The whole thing was moved to Woolwich in 1820, to become the Museum of Artillery – which it was for about 180 years. It even got a revamp in 1975.

When the Woolwich Arsenal was turned into what it is now, it was decided to create Firepower, and all the stuff was moved from the Rotunda to the new museum. They’re still moving the last cannons, I understand. Here’s one:

What one makes of Firepower is an individual matter. But the question of what happens to the Rotunda next is one that I’d never fully got to the bottom of.

It’s completely closed, with high fences and the aforementioned trees, though it would have once had fantastic views – for miles around. I knew that the place had reverted to the MOD so I took the opportunity of asking our guide what would be happening.

Frankly, after he told me (he was completely, and typically militarily up-front about it) the rest of the weekend was a bit of a downer for me and I’ve been trying to get my head around it ever since.

When the final cannons go (and they may have gone by now, though I doubt it – they’re big buggers) the place will ‘have the lights turned off.’ That, to you and me, means it will just be left, to moulder away. No access, no views, just a quiet rotting into the earth.
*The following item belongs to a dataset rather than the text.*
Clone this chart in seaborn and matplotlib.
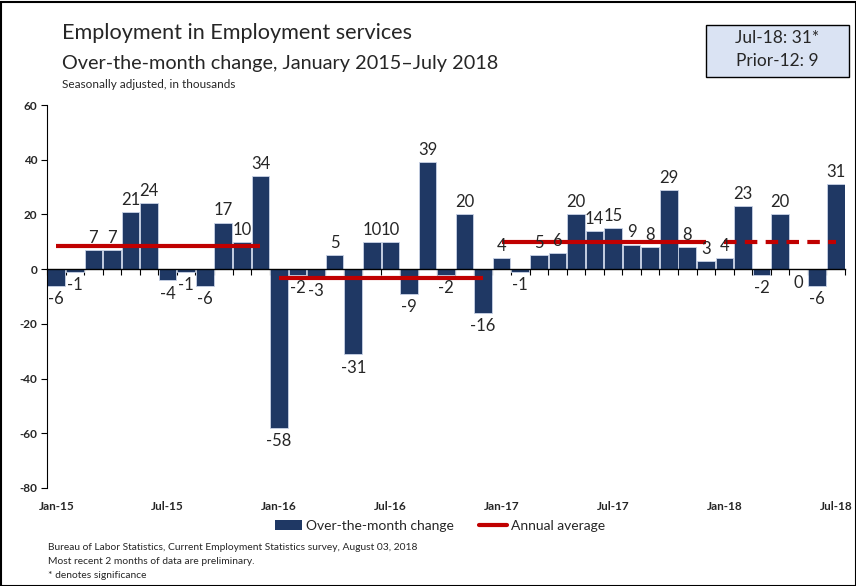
import numpy as np
import pandas as pd
import matplotlib
matplotlib.use("Agg")
import matplotlib.pyplot as plt
from matplotlib.patches import Patch, Rectangle
from matplotlib.lines import Line2D
import seaborn as sns

# Over-the-month change, Jan 2015 - Jul 2018 (thousands)
months = pd.date_range("2015-01-01", "2018-07-01", freq="MS").strftime("%b-%y").tolist()
changes = [-6, -1, 7, 7, 21, 24, -4, -1, -6, 17, 10, 34,
           -58, -2, -3, 5, -31, 10, 10, -9, 39, -2, 20, -16,
           4, -1, 5, 6, 20, 14, 15, 9, 8, 29, 8, 3,
           4, 23, -2, 20, 0, -6, 31]

# annual averages: (first month index, last month index, value, dashed)
avg_start = [0, 12, 24, 36]
avg_end = [11, 23, 35, 42]
avg_value = [8.5, -3.1, 10.0, 10.0]
avg_dashed = [False, False, False, True]

tick_labels = ["Jan-15", "Jul-15", "Jan-16", "Jul-16", "Jan-17", "Jul-17", "Jan-18", "Jul-18"]
yticks = [60, 40, 20, 0, -20, -40, -60, -80]

navy = "#1f3864"
red = "#c00000"

sns.set_style("white")
plt.rcParams["font.family"] = ["Lato", "DejaVu Sans"]

df = pd.DataFrame({"month": months, "change": changes, "pos": np.arange(len(months))})

fig = plt.figure(figsize=(8.56, 5.86), dpi=100)
ax = fig.add_axes([47 / 856, 1 - 488 / 586, 798 / 856, 383 / 586])

sns.barplot(data=df, x="pos", y="change", color=navy, width=0.95, saturation=1,
            edgecolor="#c9d3e6", linewidth=0.6, ax=ax, native_scale=True)

# data labels
for p, v in zip(df["pos"], df["change"]):
    if v > 0:
        ax.annotate(str(v), (p, v), xytext=(0, 3), textcoords="offset points",
                    ha="center", va="bottom", fontsize=12)
    else:
        ax.annotate(str(v), (p, min(v, 0)), xytext=(0, -4), textcoords="offset points",
                    ha="center", va="top", fontsize=12)

# annual average lines
for s, e, v, d in zip(avg_start, avg_end, avg_value, avg_dashed):
    ax.plot([s, e], [v, v], color=red, lw=3, ls=(0, (3, 2)) if d else "-", solid_capstyle="butt")

ax.set_xlim(-0.5, len(months) - 0.5)
ax.set_ylim(-80, 60)
ax.set_yticks(yticks)
ax.set_yticklabels([str(t) for t in yticks], fontsize=8.5, fontweight="bold")
ax.tick_params(axis="y", length=4, width=0.8, color="black", left=True, pad=3)
ax.set_xlabel("")
ax.set_ylabel("")

for side in ["top", "right"]:
    ax.spines[side].set_visible(False)
ax.spines["left"].set_color("black")
ax.spines["left"].set_linewidth(0.8)
ax.spines["bottom"].set_position(("data", 0))
ax.spines["bottom"].set_color("black")
ax.spines["bottom"].set_linewidth(1.0)
ax.set_xticks([])
ax.set_xticks(np.arange(-0.5, len(months), 1), minor=True)
ax.tick_params(axis="x", which="minor", bottom=True, length=4, width=0.8, color="black", direction="out")

sec = ax.secondary_xaxis(0)
sec.set_xticks([months.index(t) for t in tick_labels])
sec.set_xticklabels(tick_labels, fontsize=8.5, fontweight="bold")
sec.tick_params(length=0, pad=9)
sec.spines["bottom"].set_visible(False)

# titles
fig.text(62 / 856, 1 - 33 / 586, "Employment in Employment services", fontsize=15.6, va="center")
fig.text(62 / 856, 1 - 63 / 586, "Over-the-month change, January 2015\u2013July 2018", fontsize=14.3, va="center")
fig.text(62 / 856, 1 - 85 / 586, "Seasonally adjusted, in thousands", fontsize=8.5, va="center")

# summary box
fig.patches.append(Rectangle((706 / 856, 1 - 77 / 586), 143 / 856, 52 / 586, transform=fig.transFigure,
                             facecolor="#dae3f3", edgecolor="black", lw=1))
fig.text(777 / 856, 1 - 38 / 586, "Jul-18: 31*", fontsize=12.5, ha="center", va="center")
fig.text(777 / 856, 1 - 61 / 586, "Prior-12: 9", fontsize=12.5, ha="center", va="center")

# legend
handles = [Patch(facecolor=navy, edgecolor="none"), Line2D([0], [0], color=red, lw=3)]
fig.legend(handles, ["Over-the-month change", "Annual average"], loc="center",
           bbox_to_anchor=(440 / 856, 1 - 526 / 586), ncol=2, frameon=False, fontsize=10,
           handlelength=2.0, handletextpad=0.3, columnspacing=1.8)

# source notes
fig.text(48 / 856, 1 - 548 / 586, "Bureau of Labor Statistics, Current Employment Statistics survey, August 03, 2018", fontsize=7.4, va="center")
fig.text(48 / 856, 1 - 562 / 586, "Most recent 2 months of data are preliminary.", fontsize=7.4, va="center")
fig.text(48 / 856, 1 - 576 / 586, "* denotes significance", fontsize=7.4, va="center")

# outer frame
fig.patches.append(Rectangle((1 / 856, 0), 1 - 1 / 856, 1 - 2 / 586, transform=fig.transFigure,
                             facecolor="none", edgecolor="black", lw=1.5))

fig.savefig("out.png", dpi=100)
It’s economics, of course, that dictate this. The guy told me it takes sixty-odd grand a year just to stop the place collapsing (it faces special architectural problems due to its ‘unusual’ construction) and he has other drains on his finances – not least huge amounts of military memorabilia that finds its way into his hands which he’s supposed to lovingly curate.

I expressed my distress at this news, trying hard to lower my voice from the strangulated squeak it had become. He said that he would be interested in talking to anyone that could make a financial go of leasing it – after all – it’s a liability – sixty grand a year before you do anything to it (and I’m not sure if they’re even going to spend that when they finally go…)

I would SO love to see something happen to this – but what – and with what kind of cash? The place is listed (of course) but there’s no real stick to beat the MOD with if they just let it moulder. It’s out of the way – I can’t even see what it could be used for – but hell – this is a John Nash building that is at the very least ‘exotic.’ Surely there’s something…

2 Comments to “Quiet Shame”

  1. Mike Dearing, Dave Burrluck, Ben Hillyard and Mark Walker says:

    Hi Phantom,

    Mike from the Los Dawsons here…

    the heritage of destruction of grade 2 listed ex miltary buildings in Greenwich is horrific, Im trying to find out about red barracks in Frances street which was left to collapse (the gatehouse is on EH at risk register) and it has been expunged from history – amazing…

  2. DAVID says:

    I visited the Rotunda when it used to be open to the public.
    It was crammed with exhibits from the RA's history as well as many artillery pieces displayed outside.
    However, what remains in my memory was a centre column ("tent pole")wonderfully inscribed with the names of fallen RA personnel.
    I believe that the Military Academy is open to the public on the 18th-19th September 2010, is there any chance of trying to have the Rotunda opened as part of the heritage day?